■ **Task objective**
Track down every line below that holds "this" and copy it.

■ **Information provided**

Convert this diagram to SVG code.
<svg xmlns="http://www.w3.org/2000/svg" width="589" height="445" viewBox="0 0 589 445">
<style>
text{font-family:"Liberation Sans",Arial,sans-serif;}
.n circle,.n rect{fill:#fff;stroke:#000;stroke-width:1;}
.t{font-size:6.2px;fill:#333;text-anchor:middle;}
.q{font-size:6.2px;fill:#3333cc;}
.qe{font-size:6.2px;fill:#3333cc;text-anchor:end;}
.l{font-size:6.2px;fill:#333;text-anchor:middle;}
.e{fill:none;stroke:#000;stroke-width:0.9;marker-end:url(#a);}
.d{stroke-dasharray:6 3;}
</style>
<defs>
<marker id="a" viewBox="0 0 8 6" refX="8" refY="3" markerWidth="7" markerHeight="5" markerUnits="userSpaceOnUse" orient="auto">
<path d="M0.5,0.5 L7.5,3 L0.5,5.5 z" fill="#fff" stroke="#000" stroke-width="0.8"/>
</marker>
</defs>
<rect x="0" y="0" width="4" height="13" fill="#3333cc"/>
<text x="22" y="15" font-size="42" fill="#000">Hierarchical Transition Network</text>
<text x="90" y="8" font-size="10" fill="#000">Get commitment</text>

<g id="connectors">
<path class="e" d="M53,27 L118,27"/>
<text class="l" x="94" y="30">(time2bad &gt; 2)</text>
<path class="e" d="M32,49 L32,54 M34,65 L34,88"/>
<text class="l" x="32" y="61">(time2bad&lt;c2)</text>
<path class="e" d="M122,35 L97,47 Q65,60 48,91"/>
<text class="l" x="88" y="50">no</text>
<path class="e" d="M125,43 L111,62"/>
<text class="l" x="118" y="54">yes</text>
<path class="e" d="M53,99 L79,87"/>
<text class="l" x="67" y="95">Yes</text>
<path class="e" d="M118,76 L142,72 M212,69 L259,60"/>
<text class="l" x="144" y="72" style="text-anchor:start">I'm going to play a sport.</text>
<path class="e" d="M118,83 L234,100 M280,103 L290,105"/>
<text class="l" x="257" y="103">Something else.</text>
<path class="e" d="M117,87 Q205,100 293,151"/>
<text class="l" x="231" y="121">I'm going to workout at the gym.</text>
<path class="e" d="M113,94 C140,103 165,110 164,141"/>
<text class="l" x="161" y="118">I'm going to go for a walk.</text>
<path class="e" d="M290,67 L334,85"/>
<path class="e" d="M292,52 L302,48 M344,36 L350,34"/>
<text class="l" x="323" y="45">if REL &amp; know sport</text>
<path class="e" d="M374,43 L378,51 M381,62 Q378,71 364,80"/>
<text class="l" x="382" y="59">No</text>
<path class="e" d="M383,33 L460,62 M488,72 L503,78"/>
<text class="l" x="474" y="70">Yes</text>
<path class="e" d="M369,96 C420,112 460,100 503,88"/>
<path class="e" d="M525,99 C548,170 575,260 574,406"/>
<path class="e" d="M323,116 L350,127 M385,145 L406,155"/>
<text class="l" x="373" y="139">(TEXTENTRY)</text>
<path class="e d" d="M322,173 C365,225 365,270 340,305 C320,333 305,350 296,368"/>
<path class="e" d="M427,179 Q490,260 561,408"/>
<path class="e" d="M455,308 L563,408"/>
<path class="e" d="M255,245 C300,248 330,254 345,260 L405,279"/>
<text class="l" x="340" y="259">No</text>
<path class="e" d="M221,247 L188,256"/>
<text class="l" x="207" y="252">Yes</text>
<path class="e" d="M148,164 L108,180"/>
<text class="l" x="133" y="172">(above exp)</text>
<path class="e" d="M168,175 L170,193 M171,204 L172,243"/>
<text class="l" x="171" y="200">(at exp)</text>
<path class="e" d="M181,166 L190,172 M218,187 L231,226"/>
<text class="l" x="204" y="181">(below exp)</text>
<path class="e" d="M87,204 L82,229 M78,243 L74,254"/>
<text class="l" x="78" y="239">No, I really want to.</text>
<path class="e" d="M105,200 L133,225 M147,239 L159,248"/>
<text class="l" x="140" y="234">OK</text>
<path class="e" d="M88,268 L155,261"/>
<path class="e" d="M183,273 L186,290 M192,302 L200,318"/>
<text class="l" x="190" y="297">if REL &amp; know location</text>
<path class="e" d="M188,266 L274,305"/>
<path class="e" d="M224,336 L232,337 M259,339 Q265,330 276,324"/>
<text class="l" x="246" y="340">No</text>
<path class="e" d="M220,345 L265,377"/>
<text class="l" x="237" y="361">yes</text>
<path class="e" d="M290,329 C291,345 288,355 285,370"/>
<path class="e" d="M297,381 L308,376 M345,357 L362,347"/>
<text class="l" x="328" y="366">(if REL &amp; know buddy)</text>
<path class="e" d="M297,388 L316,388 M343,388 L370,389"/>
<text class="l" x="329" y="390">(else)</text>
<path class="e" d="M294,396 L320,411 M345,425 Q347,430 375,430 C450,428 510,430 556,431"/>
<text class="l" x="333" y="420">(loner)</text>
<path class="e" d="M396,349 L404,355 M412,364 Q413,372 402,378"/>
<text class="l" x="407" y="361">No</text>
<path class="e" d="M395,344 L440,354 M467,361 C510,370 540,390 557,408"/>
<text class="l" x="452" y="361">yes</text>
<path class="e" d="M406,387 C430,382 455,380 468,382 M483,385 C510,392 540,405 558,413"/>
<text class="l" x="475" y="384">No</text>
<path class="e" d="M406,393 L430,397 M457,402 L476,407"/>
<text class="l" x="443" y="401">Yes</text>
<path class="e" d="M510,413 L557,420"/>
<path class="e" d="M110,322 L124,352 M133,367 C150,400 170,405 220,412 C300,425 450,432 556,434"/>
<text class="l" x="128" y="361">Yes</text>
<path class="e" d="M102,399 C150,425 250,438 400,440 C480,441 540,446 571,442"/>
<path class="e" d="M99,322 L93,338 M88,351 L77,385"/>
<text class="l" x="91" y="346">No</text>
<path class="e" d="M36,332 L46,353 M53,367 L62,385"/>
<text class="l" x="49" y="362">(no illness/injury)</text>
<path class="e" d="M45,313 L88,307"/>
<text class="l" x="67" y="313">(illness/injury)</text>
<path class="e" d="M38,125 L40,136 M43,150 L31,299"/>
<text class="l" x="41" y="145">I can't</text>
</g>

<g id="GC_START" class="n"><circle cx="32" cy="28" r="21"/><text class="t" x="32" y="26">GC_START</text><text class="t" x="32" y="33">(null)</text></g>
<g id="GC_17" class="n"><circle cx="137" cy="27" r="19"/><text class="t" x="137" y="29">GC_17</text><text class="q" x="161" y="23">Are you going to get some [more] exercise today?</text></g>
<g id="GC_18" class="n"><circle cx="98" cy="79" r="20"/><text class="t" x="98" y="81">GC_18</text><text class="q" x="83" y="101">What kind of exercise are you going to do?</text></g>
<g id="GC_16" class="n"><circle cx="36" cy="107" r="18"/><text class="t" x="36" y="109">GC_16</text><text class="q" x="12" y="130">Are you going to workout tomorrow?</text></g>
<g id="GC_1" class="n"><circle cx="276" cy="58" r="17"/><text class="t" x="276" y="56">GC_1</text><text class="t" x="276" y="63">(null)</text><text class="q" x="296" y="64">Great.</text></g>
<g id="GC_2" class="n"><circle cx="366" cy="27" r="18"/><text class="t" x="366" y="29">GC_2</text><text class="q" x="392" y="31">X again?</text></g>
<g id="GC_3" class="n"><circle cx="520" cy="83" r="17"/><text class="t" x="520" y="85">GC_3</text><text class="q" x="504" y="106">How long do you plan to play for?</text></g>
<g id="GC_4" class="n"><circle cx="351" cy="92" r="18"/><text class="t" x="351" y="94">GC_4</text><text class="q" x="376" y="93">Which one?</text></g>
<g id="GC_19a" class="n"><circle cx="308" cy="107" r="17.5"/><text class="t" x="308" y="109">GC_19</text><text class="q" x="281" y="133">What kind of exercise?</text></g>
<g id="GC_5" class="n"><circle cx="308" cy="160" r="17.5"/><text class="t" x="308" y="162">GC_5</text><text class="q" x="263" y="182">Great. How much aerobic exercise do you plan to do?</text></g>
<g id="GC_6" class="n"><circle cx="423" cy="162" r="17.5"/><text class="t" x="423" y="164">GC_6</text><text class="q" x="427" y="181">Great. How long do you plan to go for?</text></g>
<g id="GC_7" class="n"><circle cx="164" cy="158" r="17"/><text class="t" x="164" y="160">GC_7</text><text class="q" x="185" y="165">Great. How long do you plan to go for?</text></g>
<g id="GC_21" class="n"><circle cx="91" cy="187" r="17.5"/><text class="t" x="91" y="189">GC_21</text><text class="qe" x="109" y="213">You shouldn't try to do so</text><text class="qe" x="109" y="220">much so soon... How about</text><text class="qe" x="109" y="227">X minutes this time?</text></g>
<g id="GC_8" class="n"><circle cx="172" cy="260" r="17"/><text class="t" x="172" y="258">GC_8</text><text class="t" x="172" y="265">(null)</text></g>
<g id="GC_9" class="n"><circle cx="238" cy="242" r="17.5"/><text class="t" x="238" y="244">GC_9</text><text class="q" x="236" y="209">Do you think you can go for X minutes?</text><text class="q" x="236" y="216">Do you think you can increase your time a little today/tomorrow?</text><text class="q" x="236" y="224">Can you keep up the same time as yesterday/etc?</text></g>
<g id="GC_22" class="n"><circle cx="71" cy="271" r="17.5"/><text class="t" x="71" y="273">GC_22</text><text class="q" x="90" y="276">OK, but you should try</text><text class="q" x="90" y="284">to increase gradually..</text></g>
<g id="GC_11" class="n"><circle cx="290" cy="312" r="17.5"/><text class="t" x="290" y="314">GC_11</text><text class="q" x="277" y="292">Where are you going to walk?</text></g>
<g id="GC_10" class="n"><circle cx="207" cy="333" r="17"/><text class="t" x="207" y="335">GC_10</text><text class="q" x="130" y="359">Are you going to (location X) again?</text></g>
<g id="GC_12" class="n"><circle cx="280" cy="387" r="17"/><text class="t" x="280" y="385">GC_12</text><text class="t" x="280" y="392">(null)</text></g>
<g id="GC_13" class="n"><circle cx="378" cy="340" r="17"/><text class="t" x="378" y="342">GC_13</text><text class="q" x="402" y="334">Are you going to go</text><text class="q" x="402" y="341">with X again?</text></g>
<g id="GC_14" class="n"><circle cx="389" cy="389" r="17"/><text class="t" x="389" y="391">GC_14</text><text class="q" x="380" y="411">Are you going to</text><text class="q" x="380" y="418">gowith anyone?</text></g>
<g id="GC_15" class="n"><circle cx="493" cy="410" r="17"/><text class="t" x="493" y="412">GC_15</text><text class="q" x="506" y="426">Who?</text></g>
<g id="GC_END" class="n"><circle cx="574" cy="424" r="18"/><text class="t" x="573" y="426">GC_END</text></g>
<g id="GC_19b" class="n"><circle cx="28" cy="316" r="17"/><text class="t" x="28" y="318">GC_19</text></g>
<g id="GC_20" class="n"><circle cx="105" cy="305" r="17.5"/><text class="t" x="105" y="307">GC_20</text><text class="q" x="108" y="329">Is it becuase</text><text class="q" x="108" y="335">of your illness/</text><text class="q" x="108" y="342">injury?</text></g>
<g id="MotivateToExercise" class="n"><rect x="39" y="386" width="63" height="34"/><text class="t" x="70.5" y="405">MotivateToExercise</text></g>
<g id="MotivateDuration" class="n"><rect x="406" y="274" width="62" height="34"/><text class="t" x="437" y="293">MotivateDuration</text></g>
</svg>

■ **Answer below**
Convert this diagram to SVG code.
<g id="GC_21" class="n"><circle cx="91" cy="187" r="17.5"/><text class="t" x="91" y="189">GC_21</text><text class="qe" x="109" y="213">You shouldn't try to do so</text><text class="qe" x="109" y="220">much so soon... How about</text><text class="qe" x="109" y="227">X minutes this time?</text></g>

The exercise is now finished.